[START EXTRACTED INFORMATION]

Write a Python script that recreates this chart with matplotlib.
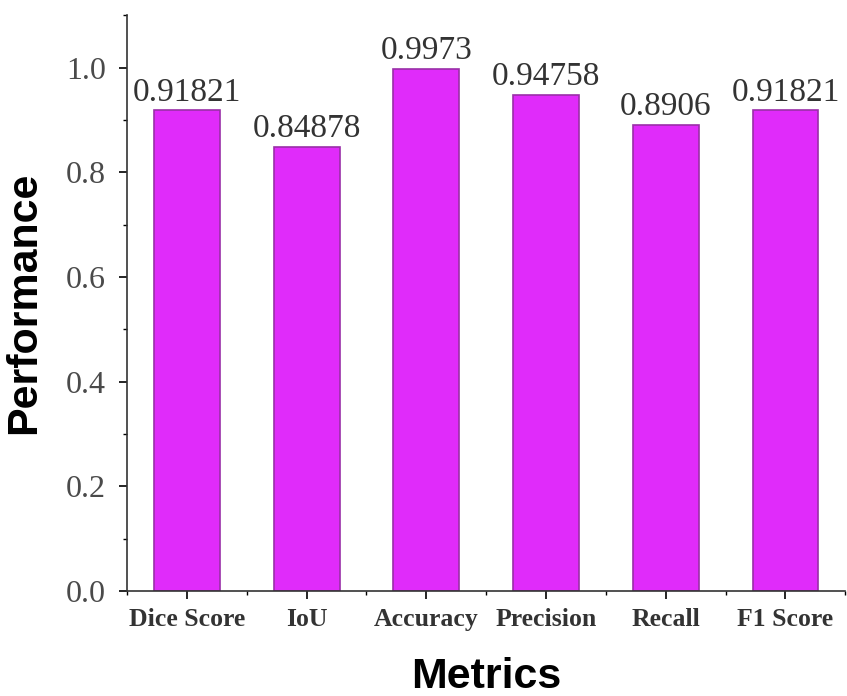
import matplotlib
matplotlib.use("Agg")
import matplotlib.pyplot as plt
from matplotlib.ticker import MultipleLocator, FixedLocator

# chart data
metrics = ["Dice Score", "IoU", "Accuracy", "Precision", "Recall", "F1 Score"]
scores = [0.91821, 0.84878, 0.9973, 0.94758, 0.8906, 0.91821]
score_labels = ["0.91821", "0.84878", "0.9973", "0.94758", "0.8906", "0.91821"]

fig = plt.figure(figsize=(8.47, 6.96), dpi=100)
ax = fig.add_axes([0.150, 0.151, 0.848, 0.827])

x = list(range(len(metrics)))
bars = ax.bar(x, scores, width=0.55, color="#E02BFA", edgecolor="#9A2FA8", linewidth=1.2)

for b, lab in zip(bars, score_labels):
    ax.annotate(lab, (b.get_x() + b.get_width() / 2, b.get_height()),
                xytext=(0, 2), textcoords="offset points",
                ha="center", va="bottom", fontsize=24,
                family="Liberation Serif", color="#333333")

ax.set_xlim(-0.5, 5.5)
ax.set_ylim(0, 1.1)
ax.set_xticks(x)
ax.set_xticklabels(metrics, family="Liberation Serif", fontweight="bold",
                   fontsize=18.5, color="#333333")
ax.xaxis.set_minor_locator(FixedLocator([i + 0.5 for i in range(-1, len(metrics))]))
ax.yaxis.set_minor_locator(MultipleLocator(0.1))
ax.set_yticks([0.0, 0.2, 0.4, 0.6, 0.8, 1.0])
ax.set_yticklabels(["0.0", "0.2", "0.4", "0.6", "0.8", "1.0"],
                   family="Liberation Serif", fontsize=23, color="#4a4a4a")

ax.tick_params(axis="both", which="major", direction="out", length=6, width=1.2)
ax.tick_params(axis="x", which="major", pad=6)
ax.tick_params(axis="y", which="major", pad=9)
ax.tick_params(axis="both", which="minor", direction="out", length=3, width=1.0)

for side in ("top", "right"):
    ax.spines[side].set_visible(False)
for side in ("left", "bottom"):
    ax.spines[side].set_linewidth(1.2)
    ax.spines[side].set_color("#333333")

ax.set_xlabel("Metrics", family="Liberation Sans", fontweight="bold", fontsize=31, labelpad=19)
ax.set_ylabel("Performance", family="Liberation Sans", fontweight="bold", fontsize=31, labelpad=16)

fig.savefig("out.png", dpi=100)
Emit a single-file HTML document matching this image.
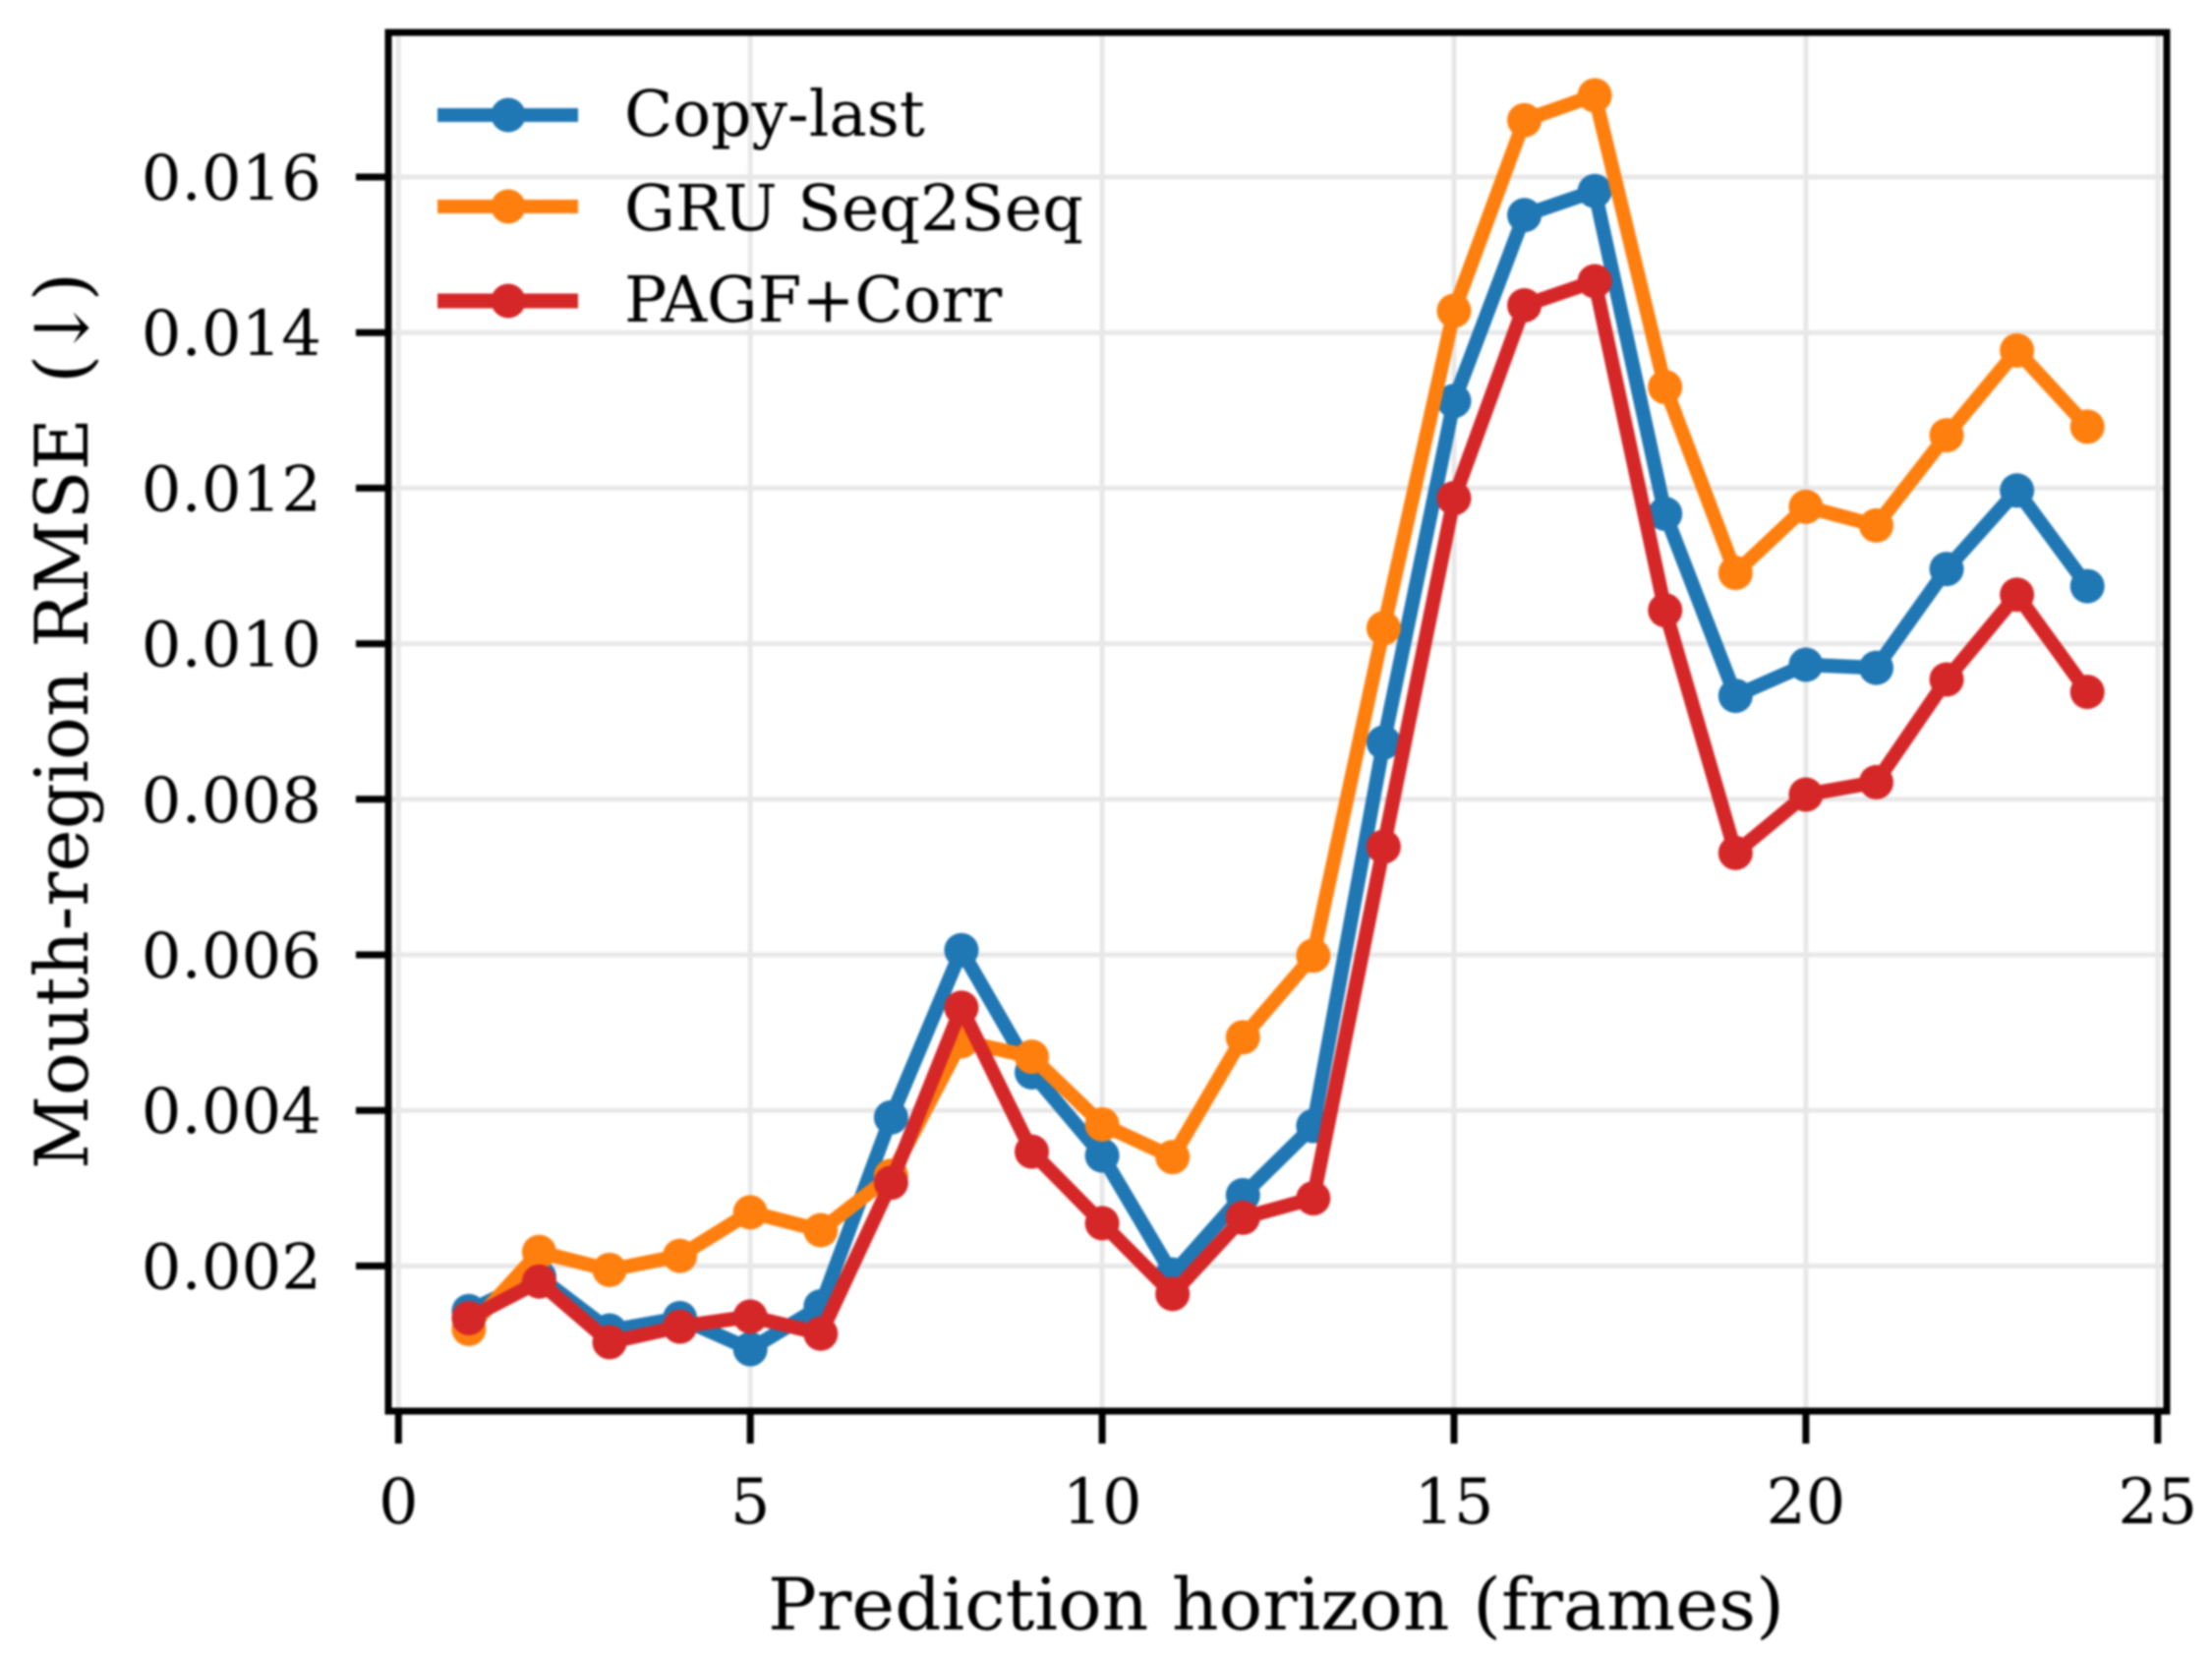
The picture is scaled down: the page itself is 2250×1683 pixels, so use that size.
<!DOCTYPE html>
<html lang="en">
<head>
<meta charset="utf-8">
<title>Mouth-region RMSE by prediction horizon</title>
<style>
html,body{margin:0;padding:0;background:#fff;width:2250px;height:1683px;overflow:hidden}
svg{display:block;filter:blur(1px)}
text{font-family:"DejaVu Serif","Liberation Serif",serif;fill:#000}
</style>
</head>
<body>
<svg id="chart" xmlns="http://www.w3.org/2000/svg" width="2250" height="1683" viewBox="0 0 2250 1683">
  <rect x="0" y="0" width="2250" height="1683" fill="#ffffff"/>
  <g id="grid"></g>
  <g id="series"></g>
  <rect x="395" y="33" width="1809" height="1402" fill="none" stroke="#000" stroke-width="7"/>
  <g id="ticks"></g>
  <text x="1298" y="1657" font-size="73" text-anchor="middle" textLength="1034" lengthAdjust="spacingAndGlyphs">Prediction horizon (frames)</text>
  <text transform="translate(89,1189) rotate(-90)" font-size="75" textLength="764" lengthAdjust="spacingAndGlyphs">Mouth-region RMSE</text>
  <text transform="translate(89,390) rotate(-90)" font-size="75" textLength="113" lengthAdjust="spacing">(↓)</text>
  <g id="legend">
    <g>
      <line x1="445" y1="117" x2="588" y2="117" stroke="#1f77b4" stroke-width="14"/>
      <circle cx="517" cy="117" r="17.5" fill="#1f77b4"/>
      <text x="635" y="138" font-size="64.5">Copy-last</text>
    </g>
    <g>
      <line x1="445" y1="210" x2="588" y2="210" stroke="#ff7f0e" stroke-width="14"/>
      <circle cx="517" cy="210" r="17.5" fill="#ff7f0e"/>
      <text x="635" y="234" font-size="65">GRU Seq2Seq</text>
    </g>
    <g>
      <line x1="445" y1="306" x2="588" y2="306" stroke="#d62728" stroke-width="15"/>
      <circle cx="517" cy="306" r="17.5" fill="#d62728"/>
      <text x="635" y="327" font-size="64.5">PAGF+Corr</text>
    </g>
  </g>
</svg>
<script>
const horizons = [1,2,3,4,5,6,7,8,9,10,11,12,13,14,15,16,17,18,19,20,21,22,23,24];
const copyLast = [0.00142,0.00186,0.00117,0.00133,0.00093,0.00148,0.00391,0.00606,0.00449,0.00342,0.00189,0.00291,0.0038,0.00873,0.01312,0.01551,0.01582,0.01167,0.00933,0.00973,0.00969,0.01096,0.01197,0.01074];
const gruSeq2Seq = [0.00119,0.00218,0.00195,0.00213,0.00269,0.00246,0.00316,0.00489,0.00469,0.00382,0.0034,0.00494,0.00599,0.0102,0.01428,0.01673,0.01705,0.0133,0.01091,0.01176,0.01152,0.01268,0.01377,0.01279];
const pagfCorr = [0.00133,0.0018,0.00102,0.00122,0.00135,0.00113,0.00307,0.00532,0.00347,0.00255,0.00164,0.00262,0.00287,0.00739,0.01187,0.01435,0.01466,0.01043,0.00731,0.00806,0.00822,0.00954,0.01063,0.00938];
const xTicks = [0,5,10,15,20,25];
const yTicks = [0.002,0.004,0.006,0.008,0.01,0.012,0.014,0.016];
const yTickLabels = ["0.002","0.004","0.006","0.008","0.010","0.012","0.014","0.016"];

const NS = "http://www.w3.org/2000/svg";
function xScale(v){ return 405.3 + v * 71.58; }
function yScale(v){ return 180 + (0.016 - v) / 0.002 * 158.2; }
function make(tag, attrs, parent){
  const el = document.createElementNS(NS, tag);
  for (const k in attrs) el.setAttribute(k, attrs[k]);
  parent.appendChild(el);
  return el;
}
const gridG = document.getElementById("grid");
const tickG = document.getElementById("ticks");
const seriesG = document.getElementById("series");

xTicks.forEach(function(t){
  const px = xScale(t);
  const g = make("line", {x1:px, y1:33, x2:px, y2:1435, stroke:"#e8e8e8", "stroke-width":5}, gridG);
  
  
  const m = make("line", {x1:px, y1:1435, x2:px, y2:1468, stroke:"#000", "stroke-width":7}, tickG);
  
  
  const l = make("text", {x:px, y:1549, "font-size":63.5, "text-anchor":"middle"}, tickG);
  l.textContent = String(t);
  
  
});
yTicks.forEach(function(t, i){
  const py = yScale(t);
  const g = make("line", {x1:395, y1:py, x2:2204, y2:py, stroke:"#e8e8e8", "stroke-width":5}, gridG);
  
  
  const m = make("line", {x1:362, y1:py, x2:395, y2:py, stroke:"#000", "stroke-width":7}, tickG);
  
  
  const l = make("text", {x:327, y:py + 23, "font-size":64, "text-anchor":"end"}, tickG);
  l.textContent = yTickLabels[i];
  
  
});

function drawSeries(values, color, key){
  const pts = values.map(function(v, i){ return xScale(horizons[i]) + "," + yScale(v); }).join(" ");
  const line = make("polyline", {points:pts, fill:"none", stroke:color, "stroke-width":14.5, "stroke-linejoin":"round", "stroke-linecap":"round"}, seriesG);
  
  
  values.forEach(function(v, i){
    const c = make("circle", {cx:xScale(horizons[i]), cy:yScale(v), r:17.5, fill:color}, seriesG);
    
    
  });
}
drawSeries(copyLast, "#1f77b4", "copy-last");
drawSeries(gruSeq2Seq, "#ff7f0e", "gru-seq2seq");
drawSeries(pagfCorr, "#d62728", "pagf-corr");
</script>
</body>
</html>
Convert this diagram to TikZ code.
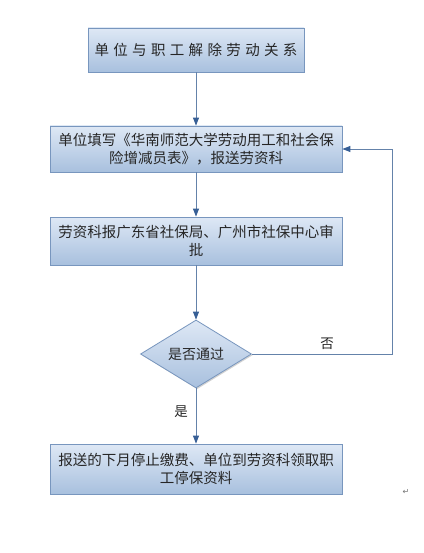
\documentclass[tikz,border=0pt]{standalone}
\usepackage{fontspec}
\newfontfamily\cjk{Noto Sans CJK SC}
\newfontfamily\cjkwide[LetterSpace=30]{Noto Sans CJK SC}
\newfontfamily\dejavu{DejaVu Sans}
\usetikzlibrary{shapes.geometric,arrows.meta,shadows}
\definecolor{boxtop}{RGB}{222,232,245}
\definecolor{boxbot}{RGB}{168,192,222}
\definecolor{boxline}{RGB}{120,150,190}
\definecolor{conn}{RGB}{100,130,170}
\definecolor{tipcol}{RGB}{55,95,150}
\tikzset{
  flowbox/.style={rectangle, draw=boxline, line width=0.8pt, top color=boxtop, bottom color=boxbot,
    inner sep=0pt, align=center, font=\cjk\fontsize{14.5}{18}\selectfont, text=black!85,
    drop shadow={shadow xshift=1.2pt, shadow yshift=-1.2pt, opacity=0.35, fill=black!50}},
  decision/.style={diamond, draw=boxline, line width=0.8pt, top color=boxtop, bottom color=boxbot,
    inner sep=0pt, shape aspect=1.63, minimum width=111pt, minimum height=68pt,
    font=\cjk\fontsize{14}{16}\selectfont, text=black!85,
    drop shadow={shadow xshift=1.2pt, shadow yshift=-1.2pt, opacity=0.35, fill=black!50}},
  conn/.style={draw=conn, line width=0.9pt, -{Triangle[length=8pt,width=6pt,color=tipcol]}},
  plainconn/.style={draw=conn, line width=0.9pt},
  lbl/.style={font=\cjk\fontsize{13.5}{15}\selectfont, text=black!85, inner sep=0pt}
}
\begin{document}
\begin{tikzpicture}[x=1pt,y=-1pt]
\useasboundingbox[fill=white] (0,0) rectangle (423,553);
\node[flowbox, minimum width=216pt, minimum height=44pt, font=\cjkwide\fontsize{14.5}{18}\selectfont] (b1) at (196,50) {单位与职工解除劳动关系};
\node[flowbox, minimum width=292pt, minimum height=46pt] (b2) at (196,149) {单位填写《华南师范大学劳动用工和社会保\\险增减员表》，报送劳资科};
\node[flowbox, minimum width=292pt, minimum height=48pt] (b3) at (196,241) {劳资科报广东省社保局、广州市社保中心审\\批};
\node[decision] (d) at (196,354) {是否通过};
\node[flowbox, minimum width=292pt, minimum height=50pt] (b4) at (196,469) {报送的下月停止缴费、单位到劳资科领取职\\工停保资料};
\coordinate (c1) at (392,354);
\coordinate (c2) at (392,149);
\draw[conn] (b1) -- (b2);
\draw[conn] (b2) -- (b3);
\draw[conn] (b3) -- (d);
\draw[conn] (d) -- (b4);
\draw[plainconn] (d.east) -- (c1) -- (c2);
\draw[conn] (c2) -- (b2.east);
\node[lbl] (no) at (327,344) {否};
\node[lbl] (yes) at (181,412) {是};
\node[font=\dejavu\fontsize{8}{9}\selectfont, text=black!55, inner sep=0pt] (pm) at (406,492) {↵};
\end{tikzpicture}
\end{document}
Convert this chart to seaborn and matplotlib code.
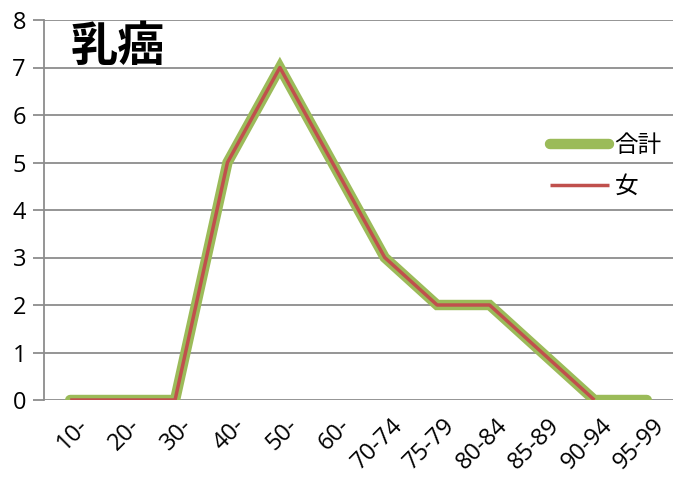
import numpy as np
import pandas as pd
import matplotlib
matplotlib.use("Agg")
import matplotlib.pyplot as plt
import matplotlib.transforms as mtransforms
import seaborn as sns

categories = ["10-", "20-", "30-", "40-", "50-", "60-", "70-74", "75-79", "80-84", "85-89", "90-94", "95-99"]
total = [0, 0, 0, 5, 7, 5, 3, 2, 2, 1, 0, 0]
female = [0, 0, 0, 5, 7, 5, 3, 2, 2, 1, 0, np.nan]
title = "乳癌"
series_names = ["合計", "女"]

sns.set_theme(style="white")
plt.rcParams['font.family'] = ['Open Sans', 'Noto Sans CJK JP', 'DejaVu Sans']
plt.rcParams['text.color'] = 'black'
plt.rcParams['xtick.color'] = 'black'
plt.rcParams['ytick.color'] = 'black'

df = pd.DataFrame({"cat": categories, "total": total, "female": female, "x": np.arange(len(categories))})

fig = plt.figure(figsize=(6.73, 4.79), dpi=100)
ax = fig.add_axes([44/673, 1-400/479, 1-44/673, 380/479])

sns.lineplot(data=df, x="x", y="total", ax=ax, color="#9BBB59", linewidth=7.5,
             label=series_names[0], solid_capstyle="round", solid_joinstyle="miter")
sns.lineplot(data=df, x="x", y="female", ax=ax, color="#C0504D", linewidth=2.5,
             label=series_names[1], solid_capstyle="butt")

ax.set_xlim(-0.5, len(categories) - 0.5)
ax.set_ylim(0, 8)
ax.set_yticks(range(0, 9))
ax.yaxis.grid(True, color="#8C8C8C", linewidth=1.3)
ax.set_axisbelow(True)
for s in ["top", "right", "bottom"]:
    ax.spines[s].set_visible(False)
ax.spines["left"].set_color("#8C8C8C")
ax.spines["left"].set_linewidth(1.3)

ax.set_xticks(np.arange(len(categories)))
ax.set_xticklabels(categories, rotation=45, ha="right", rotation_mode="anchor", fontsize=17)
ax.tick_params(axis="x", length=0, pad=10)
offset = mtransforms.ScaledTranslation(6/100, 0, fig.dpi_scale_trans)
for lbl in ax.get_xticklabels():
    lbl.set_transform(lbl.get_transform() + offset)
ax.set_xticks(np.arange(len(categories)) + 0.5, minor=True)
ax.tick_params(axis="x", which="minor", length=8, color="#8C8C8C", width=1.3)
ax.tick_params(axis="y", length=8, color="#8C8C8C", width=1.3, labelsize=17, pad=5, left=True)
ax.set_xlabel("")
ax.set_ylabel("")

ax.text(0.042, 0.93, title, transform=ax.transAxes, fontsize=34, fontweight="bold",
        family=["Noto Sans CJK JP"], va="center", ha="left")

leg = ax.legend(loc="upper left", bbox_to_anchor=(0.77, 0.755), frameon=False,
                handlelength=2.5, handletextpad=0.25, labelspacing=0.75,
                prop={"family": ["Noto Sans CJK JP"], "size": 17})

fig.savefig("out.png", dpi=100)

[END EXTRACTED INFORMATION]

● **CHALLENGE**: Look above for the line containing "Convert this chart", then write out every line from there down to the line containing "import seaborn as sns", that line included, with no pictures.

● **RESULT FOR THIS TASK**:
Convert this chart to seaborn and matplotlib code.
import numpy as np
import pandas as pd
import matplotlib
matplotlib.use("Agg")
import matplotlib.pyplot as plt
import matplotlib.transforms as mtransforms
import seaborn as sns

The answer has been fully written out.